The number that matters isn’t 16k writes/sec. It’s that the system is now measurable, the baseline is real, and the next change has something honest to compare against.
5.3. What actually makes a cache hard
The interesting thing about building this is where the complexity actually lives. It’s not in the map; that’s ten lines. It’s in the boundaries: expired means missing across every command, not just get. A failed write leaves state exactly as it was. Eviction and expiration share the same accounting rather than each inventing their own idea of memory.

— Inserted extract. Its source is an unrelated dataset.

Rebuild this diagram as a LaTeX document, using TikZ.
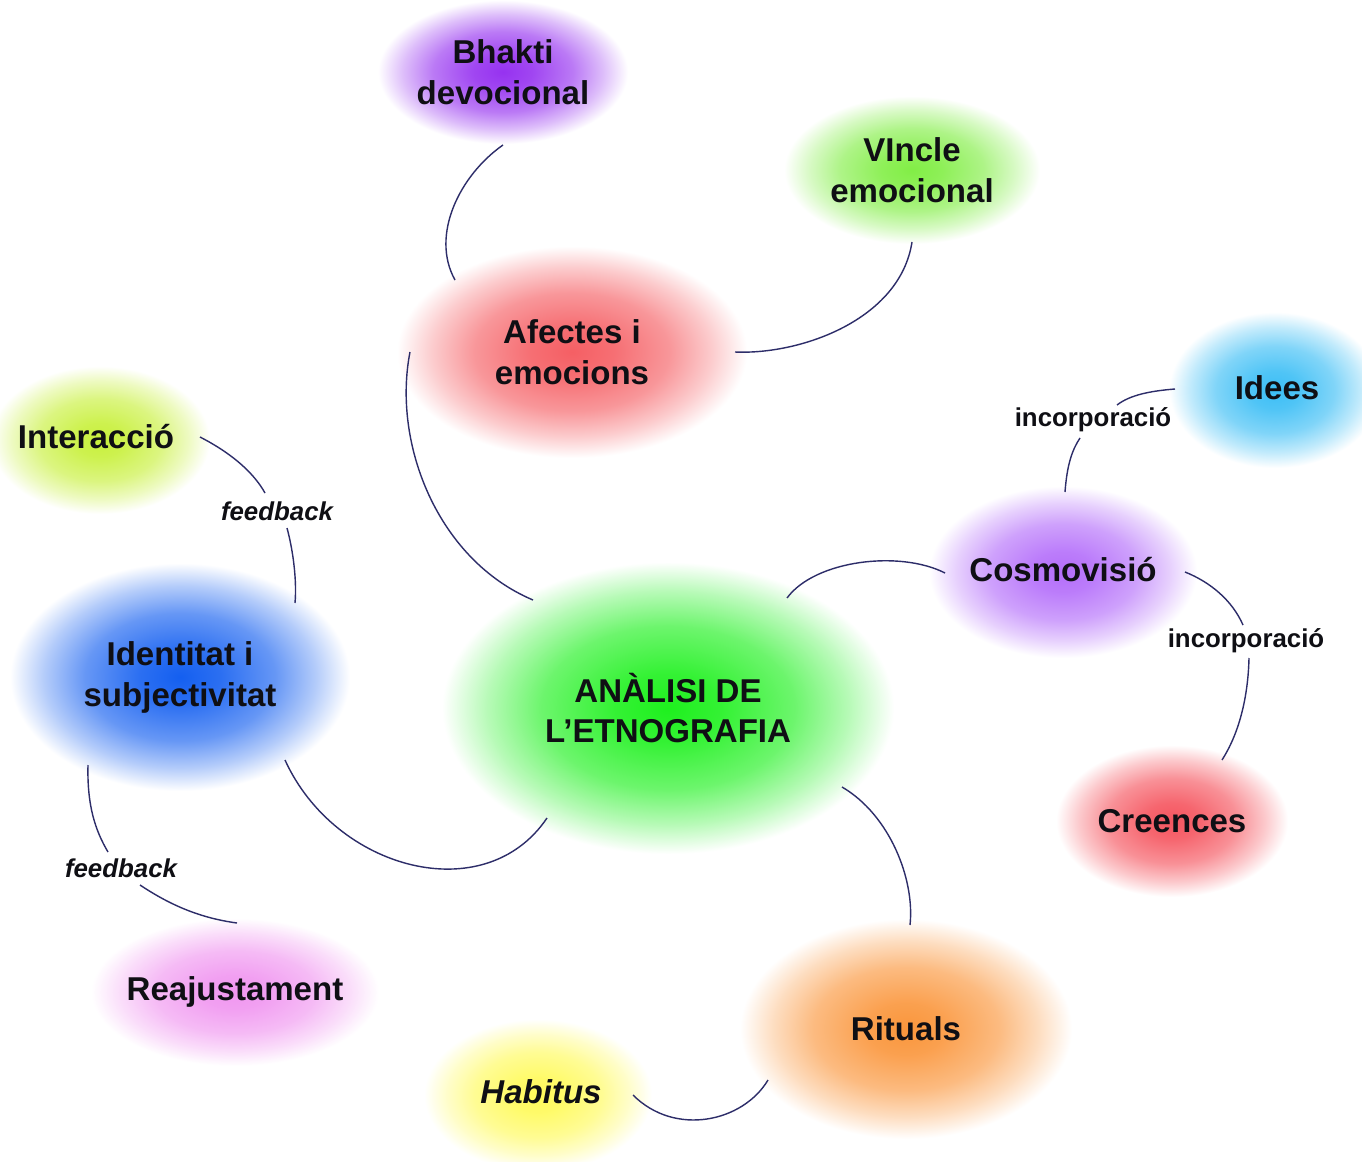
\documentclass[tikz,border=0pt]{standalone}
\usepackage{fontspec}
\setmainfont{Liberation Sans}
\usetikzlibrary{calc}
\pgfdeclarelayer{background}
\pgfsetlayers{background,main}
\definecolor{linec}{RGB}{45,45,105}
\definecolor{txt}{RGB}{15,15,20}
\colorlet{blobc}{red}
\pgfdeclareradialshading[blobc]{blob}{\pgfpointorigin}{color(0bp)=(blobc); color(6bp)=(blobc!90!white); color(14bp)=(blobc!65!white); color(20bp)=(blobc!32!white); color(25bp)=(white); color(50bp)=(white)}
\newcommand\myblob[4]{\definecolor{blobc}{RGB}{#1}\shade[shading=blob] #2 ellipse [x radius=#3, y radius=#4];}
\tikzset{
  lbl/.style={font=\fontsize{18.8}{23.3}\selectfont\bfseries, text=txt, align=center, inner sep=0pt},
  elbl/.style={font=\fontsize{14.7}{17}\selectfont\bfseries, text=txt, inner sep=0pt},
  conn/.style={draw=linec, line width=0.8pt}
}
\begin{document}
\begin{tikzpicture}[x=0.02cm, y=-0.02cm]
\useasboundingbox (0,0) rectangle (1362,1162);
\clip (0,0) rectangle (1362,1162);
% labels
\node[lbl] (bhakti) at (503,72) {Bhakti\\devocional};
\node[lbl] (vincle) at (912,170) {VIncle\\emocional};
\node[lbl] (afectes) at (572,352) {Afectes i\\emocions};
\node[lbl] (idees) at (1277,388) {Idees};
\node[lbl] (interaccio) at (96,437) {Interacció};
\node[lbl] (cosmo) at (1063,570) {Cosmovisió};
\node[lbl] (identitat) at (180,677) {Identitat i\\subjectivitat};
\node[lbl] (analisi) at (668,708) {ANÀLISI DE\\L’ETNOGRAFIA};
\node[lbl] (creences) at (1172,821) {Creences};
\node[lbl] (reajust) at (235,992) {Reajustament};
\node[lbl] (rituals) at (906,1029) {Rituals};
\node[lbl] (habitus) at (541,1092) {\itshape Habitus};
\node[elbl] (fb1) at (277,511) {\itshape feedback};
\node[elbl] (fb2) at (121,868) {\itshape feedback};
\node[elbl] (inc1) at (1093,420) {incorporació};
\node[elbl] (inc2) at (1246,641) {incorporació};
% blobs
\begin{pgfonlayer}{background}
\fill[white] (0,0) rectangle (1362,1162);
\begin{scope}[blend mode=multiply]
\myblob{150,50,240}{(bhakti)}{125}{72}
\myblob{130,238,70}{(vincle)}{128}{74}
\myblob{245,95,100}{(afectes)}{175}{106}
\myblob{60,190,245}{([shift={(-2,2)}]idees.center)}{106}{78}
\myblob{200,240,60}{([shift={(4,3)}]interaccio.center)}{110}{74}
\myblob{180,110,250}{([shift={(0,2)}]cosmo.center)}{134}{86}
\myblob{20,95,240}{(identitat)}{170}{114}
\myblob{30,240,30}{(analisi)}{226}{146}
\myblob{245,85,95}{(creences)}{116}{76}
\myblob{240,150,240}{(reajust)}{144}{74}
\myblob{250,150,60}{(rituals)}{166}{110}
\myblob{255,250,90}{([shift={(-3,3)}]habitus.center)}{114}{76}
\end{scope}
\end{pgfonlayer}
% connectors
\draw[conn] ([shift={(0,73)}]bhakti.center) .. controls +(-43,30) and +(-25,-45) .. ([shift={(-117,-72)}]afectes.center);
\draw[conn] ([shift={(0,72)}]vincle.center) .. controls +(-12,78) and +(65,3) .. ([shift={(163,0)}]afectes.center);
\draw[conn] ([shift={(-162,0)}]afectes.center) .. controls +(-18,92) and +(-95,-40) .. ([shift={(-135,-108)}]analisi.center);
\draw[conn] ([shift={(104,0)}]interaccio.center) .. controls +(35,18) and +(-10,-18) .. ([shift={(-12,-18)}]fb1.center);
\draw[conn] ([shift={(10,17)}]fb1.center) .. controls +(6,22) and +(2,-23) .. ([shift={(115,-74)}]identitat.center);
\draw[conn] ([shift={(-92,88)}]identitat.center) .. controls +(-1,40) and +(-13,-22) .. ([shift={(-13,-16)}]fb2.center);
\draw[conn] ([shift={(19,17)}]fb2.center) .. controls +(30,20) and +(-37,-5) .. ([shift={(2,-69)}]reajust.center);
\draw[conn] ([shift={(105,83)}]identitat.center) .. controls +(50,110) and +(-62,92) .. ([shift={(-121,110)}]analisi.center);
\draw[conn] ([shift={(119,-110)}]analisi.center) .. controls +(28,-38) and +(-45,-23) .. ([shift={(-118,3)}]cosmo.center);
\draw[conn] ([shift={(2,-78)}]cosmo.center) .. controls +(2,-27) and +(-8,12) .. ([shift={(-13,18)}]inc1.center);
\draw[conn] ([shift={(24,-15)}]inc1.center) .. controls +(13,-10) and +(-25,2) .. ([shift={(-102,1)}]idees.center);
\draw[conn] ([shift={(122,2)}]cosmo.center) .. controls +(25,10) and +(-11,-25) .. ([shift={(-3,-16)}]inc2.center);
\draw[conn] ([shift={(3,17)}]inc2.center) .. controls +(-1,42) and +(16,-25) .. ([shift={(50,-61)}]creences.center);
\draw[conn] ([shift={(174,79)}]analisi.center) .. controls +(48,28) and +(5,-45) .. ([shift={(4,-104)}]rituals.center);
\draw[conn] ([shift={(-138,51)}]rituals.center) .. controls +(-25,42) and +(42,42) .. ([shift={(92,3)}]habitus.center);
\end{tikzpicture}
\end{document}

Each rule is simple to state and surprisingly easy to violate as features accumulate. The TTL check that get does correctly gets skipped in incr. The defensive copy gets removed as a “premature optimization.” The cleanup goroutine moves inside the store because it’s “more convenient,” and suddenly tests depend on timing.
The next pieces (persistence, pipelining, concurrent clients) will stress the same boundaries in new ways. MiniKV now has a baseline to measure against, but more usefully, it has decent invariants.